From that point on what I wanted to do was work in a library, but I never thought it would be possible. It seemed to me like everyone who worked in a library had to be middle aged or a woman, and I was neither, so I sucked it up and said it wouldn’t happen. Then I grew up and went to college, a place beyond my wildest dreams that had an incredible library of its own. As luck would have it, my mother’s friend worked in the campus library and put in a good word for me. Before I knew it, I was working the job I thought I would never have, a job in the library.
Just like everything else, though, it seems, what I wanted and what ended up happening were two completely different things. Yes, I was working at the library, but it wasn’t what I would consider the glamor job, being where all the action was, at one of the big desks. Instead I was carted off down the stairs, into the bowels of the building, stuck in this little room with no windows, and put in charge of using the computer systems to locate interlibrary loans books for students. It was tedious work, and I had very little actual interaction with living, breathing human beings. Not quite what I had expected.
My breaks were the best parts of my day, when I was released into the main library to just soak in the books. I would sometimes head to the stacks, grab a book at random, sit down on one of the stools, and read for fifteen minutes. At other times I would go upstairs to the break room, relax on one of the couches and just close my eyes, getting all nostalgic for my idea of what the job would entail. Somehow I was even able to make a couple of work friends during the course of my two months in the ILL office, but they were few and far between.
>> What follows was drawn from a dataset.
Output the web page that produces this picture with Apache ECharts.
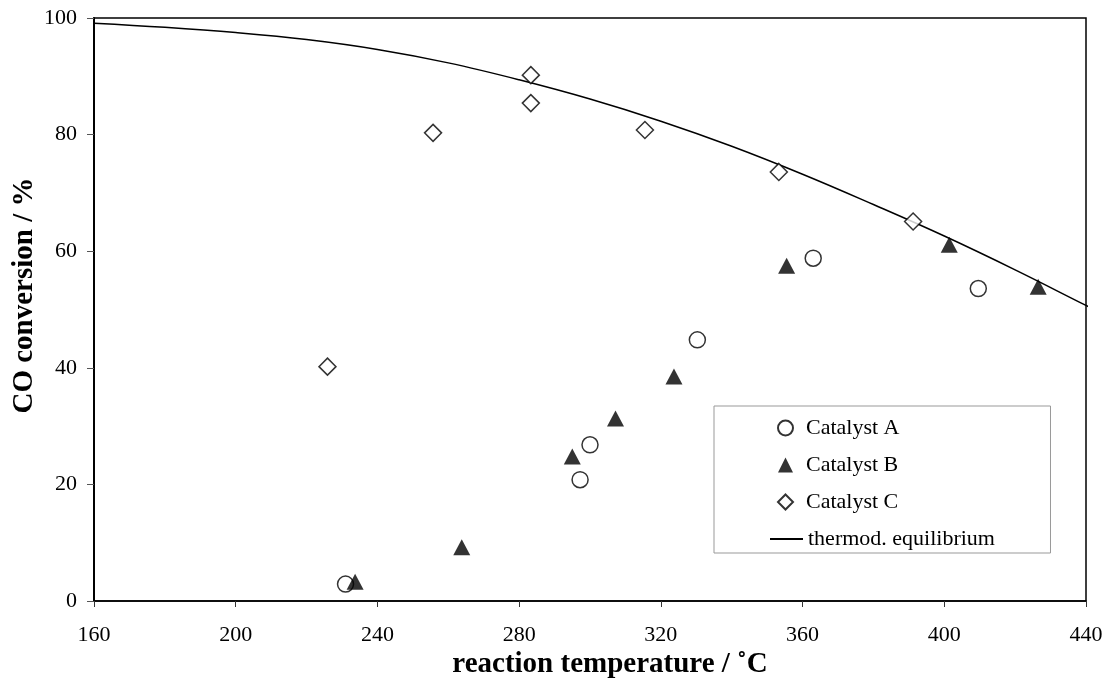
<!DOCTYPE html>
<html>
<head>
<meta charset="utf-8">
<script src="https://cdn.jsdelivr.net/npm/echarts@6/dist/echarts.min.js"></script>
<style>
  html, body { margin: 0; padding: 0; background: #fff; }
  #chart { width: 1109px; height: 691px; }
</style>
</head>
<body>
<div id="chart"></div>
<script>
// values: [temperature °C, CO conversion %]
var catalystA = [[231, 2.9], [297.2, 20.8], [300, 26.8], [330.3, 44.8], [363, 58.8], [409.6, 53.6]];
var catalystB = [[233.7, 3.3], [263.8, 9.2], [295, 24.8], [307.2, 31.3], [323.7, 38.5], [355.5, 57.5], [401.4, 61.1], [426.5, 53.9]];
var catalystC = [[225.9, 40.2], [255.7, 80.3], [283.3, 90.2], [283.3, 85.4], [315.5, 80.8], [353.3, 73.6], [391.2, 65.1]];
var equilibrium = [[160, 99.1], [180, 98.4], [200, 97.5], [220, 96.3], [240, 94.6], [260, 92.3], [280, 89.4],
  [300, 86.1], [320, 82.3], [340, 78.0], [360, 73.2], [380, 68.0], [400, 62.6], [420, 56.8], [440, 50.7], [443, 49.8]];

var font = '"Liberation Serif", "DejaVu Serif", serif';

var chart = echarts.init(document.getElementById('chart'));

chart.setOption({
  backgroundColor: '#fff',
  animation: false,
  grid: {
    left: 94, right: 23, top: 18, bottom: 90,
    containLabel: false, outerBoundsMode: 'none',
    show: true, borderColor: '#000', borderWidth: 1.5
  },
  legend: [
    {
      // markers, box drawn around the whole legend
      orient: 'vertical',
      left: 714, top: 406,
      padding: [11, 151, 40, 63],
      itemWidth: 15, itemHeight: 15, itemGap: 15,
      backgroundColor: '#fff',
      borderColor: '#999', borderWidth: 1, borderRadius: 0,
      textStyle: { fontFamily: font, fontSize: 22, lineHeight: 22, color: '#000', padding: [0, 0, 0, 8] },
      data: ['Catalyst A', 'Catalyst B', 'Catalyst C']
    },
    {
      left: 770, top: 528, padding: 0, z: 10,
      itemWidth: 33, itemHeight: 2,
      textStyle: { fontFamily: font, fontSize: 22, lineHeight: 22, color: '#000' },
      data: [{ name: 'thermod. equilibrium', icon: 'rect' }]
    }
  ],
  xAxis: {
    type: 'value', min: 160, max: 440, interval: 40,
    name: 'reaction temperature / ˚C',
    nameLocation: 'middle', nameGap: 49, nameMoveOverlap: false,
    nameTextStyle: { fontFamily: font, fontSize: 29, fontWeight: 'bold', color: '#000', padding: [0, 0, 0, 40] },
    axisLine: { lineStyle: { color: '#000', width: 1.5 } },
    axisTick: { show: true, inside: false, length: 6, lineStyle: { color: '#333' } },
    axisLabel: { fontFamily: font, fontSize: 22, color: '#000', margin: 23 },
    splitLine: { show: false }
  },
  yAxis: {
    type: 'value', min: 0, max: 100, interval: 20,
    name: 'CO conversion / %',
    nameLocation: 'middle', nameGap: 55, nameMoveOverlap: false,
    nameTextStyle: { fontFamily: font, fontSize: 29, fontWeight: 'bold', color: '#000', padding: [0, 0, 0, 28] },
    axisLine: { show: true, lineStyle: { color: '#000', width: 2 } },
    axisTick: { show: true, inside: false, length: 7, lineStyle: { color: '#555' } },
    axisLabel: { fontFamily: font, fontSize: 22, color: '#000', margin: 17 },
    splitLine: { show: false }
  },
  series: [
    {
      name: 'thermod. equilibrium', type: 'line', data: equilibrium,
      smooth: 0.4, showSymbol: false, symbol: 'none', clip: false,
      lineStyle: { color: '#000', width: 1.5 }, itemStyle: { color: '#000' }, z: 1
    },
    {
      name: 'Catalyst A', type: 'scatter', data: catalystA,
      symbol: 'circle', symbolSize: 16,
      itemStyle: { color: '#fff', borderColor: '#000', borderWidth: 1.5 }, z: 3
    },
    {
      name: 'Catalyst B', type: 'scatter', data: catalystB,
      symbol: 'triangle', symbolSize: [17, 16],
      itemStyle: { color: '#000', borderColor: '#000', borderWidth: 0 }, z: 3
    },
    {
      name: 'Catalyst C', type: 'scatter', data: catalystC,
      symbol: 'diamond', symbolSize: [17, 17],
      itemStyle: { color: '#fff', borderColor: '#000', borderWidth: 1.5 }, z: 3
    }
  ]
});
</script>
</body>
</html>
That’s when I saw the internal posting. They were looking for someone to work at the circulation desk, which was to me the mecca of all things library-related. The circulation desk was where all the action happened, in my opinion. It was facing the door so you got to see everyone coming in or out of the library. Anyone who wanted to check out books had to go there. Do you have any clue how fast I got in my application? Two weeks later the head of circulation herself came down to ILL to give me the good news. I was the newest member of the circulation staff. I did the dance of joy.
The next week I was finally sitting behind the big desk, checking out books and making small-talk with all manner of students. It was just as exciting as I had always hoped it would be. I catalogued books. I went into the stacks regularly to retrieve books and put books away. And I was even instrumental in helping institute a new bar code system. Many new people entered my sphere, and I began making lots of friends, some of whom are still very much in my life today. Several of those new friends worked with me at the desk, but there were numerous others who I met from the other side of that desk who became close confidantes. That’s what I loved most about the job. Not the books, and not even the freedom from that small, stuffy room, but what the freedom brought me.
Sure, there were some odd moments at the desk, like the time the three guys in suits and bowties asked me if I knew Jesus and gave me pamphlets. Or the time the frazzled girl stopped by and told me she was being followed. Or even the time during finals week when I worked for the vast majority of 24 hours, and stayed awake for nearly an entire week. It was never a dull moment at the circulation desk, and it was never a dull moment for the entirety of the two years I worked there. The job introduced me to so much I would have never known or seen before.
Oh, and the books, ah the books. I still can’t smell a book without going back there.